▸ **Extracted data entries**
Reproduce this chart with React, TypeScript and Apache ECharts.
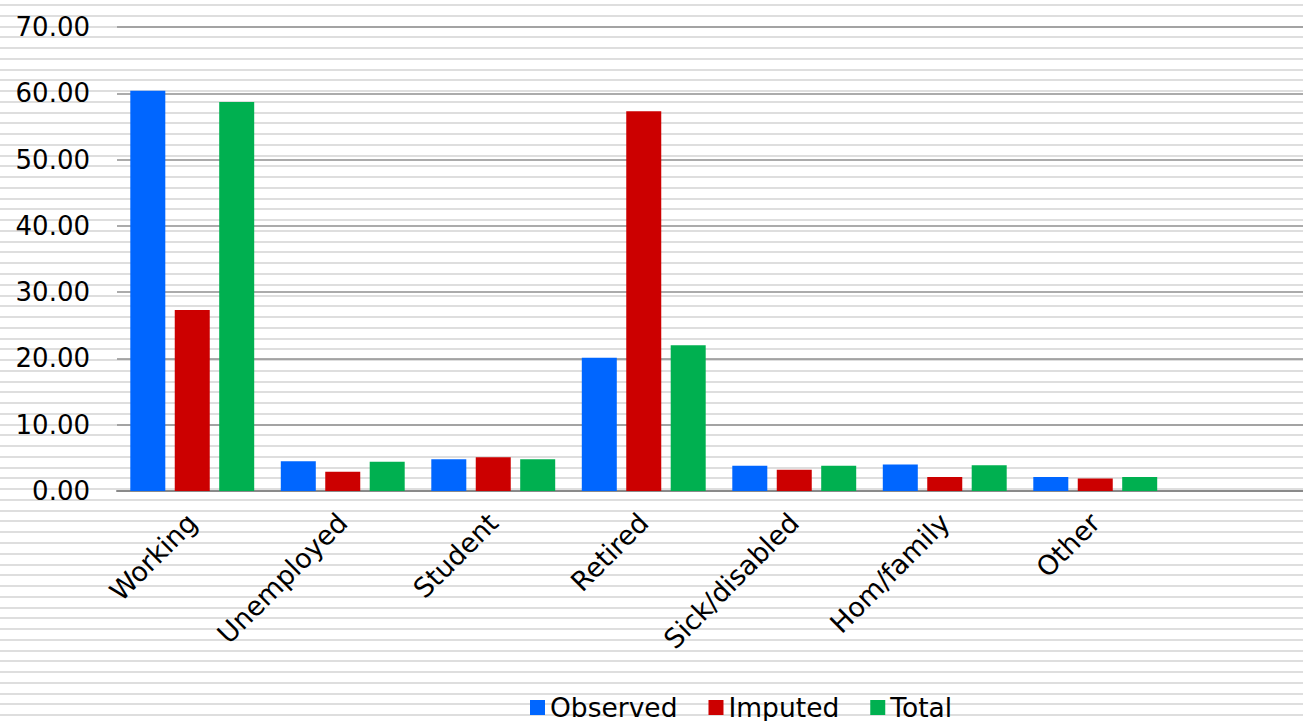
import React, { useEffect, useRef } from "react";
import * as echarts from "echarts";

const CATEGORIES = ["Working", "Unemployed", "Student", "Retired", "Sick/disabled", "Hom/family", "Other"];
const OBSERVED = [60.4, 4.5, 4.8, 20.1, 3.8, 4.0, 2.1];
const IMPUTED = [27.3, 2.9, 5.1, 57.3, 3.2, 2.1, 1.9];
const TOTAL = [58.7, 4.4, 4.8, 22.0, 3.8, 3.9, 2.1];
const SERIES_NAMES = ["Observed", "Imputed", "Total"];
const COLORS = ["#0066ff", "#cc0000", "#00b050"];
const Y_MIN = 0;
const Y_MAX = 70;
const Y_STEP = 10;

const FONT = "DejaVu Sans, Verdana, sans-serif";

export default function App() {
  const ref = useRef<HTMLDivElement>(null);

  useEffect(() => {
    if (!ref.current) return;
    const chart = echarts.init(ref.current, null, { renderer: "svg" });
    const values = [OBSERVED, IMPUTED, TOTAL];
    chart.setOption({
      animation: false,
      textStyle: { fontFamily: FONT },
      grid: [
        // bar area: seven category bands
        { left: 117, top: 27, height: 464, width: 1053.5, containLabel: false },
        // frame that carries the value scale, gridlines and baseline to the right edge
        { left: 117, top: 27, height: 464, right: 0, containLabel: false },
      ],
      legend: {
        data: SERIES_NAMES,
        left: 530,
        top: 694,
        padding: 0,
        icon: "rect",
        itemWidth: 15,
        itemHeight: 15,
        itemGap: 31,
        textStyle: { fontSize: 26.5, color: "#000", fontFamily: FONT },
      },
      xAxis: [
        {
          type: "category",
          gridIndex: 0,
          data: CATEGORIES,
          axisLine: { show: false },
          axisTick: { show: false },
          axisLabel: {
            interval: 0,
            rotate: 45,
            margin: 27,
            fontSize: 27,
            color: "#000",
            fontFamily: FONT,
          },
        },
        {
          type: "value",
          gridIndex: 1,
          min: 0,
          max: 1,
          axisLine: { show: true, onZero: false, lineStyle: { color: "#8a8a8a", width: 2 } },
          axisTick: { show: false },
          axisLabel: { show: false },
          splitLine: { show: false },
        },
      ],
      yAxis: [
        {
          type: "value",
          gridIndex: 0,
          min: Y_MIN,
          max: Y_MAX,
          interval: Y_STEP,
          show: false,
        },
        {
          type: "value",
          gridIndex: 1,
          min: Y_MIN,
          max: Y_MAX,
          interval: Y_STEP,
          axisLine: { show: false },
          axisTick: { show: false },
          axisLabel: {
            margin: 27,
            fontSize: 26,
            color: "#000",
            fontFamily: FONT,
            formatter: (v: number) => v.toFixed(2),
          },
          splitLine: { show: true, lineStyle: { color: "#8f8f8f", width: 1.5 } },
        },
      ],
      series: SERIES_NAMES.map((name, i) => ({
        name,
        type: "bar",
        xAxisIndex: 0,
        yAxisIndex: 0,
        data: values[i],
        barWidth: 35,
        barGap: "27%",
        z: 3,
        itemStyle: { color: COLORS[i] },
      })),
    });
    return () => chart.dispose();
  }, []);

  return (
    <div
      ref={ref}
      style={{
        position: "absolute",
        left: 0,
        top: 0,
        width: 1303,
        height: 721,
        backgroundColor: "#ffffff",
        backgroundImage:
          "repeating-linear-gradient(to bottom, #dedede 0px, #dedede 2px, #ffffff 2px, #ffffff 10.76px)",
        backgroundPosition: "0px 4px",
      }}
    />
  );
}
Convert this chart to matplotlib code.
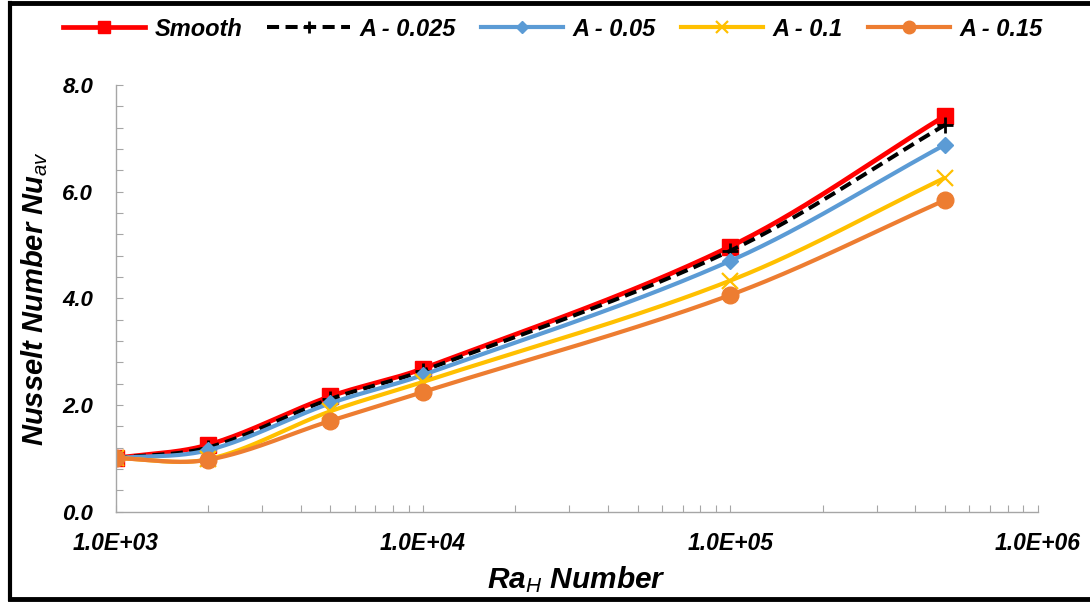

▸ **Stated exercise**
Above are the records; repeat their lines from the first through the line containing "const ref = useRef<HTMLDivElement>(null);", and leave out each picture.

▸ **Solution for this problem**
Reproduce this chart with React, TypeScript and Apache ECharts.
import React, { useEffect, useRef } from "react";
import * as echarts from "echarts";

const CATEGORIES = ["Working", "Unemployed", "Student", "Retired", "Sick/disabled", "Hom/family", "Other"];
const OBSERVED = [60.4, 4.5, 4.8, 20.1, 3.8, 4.0, 2.1];
const IMPUTED = [27.3, 2.9, 5.1, 57.3, 3.2, 2.1, 1.9];
const TOTAL = [58.7, 4.4, 4.8, 22.0, 3.8, 3.9, 2.1];
const SERIES_NAMES = ["Observed", "Imputed", "Total"];
const COLORS = ["#0066ff", "#cc0000", "#00b050"];
const Y_MIN = 0;
const Y_MAX = 70;
const Y_STEP = 10;

const FONT = "DejaVu Sans, Verdana, sans-serif";

export default function App() {
  const ref = useRef<HTMLDivElement>(null);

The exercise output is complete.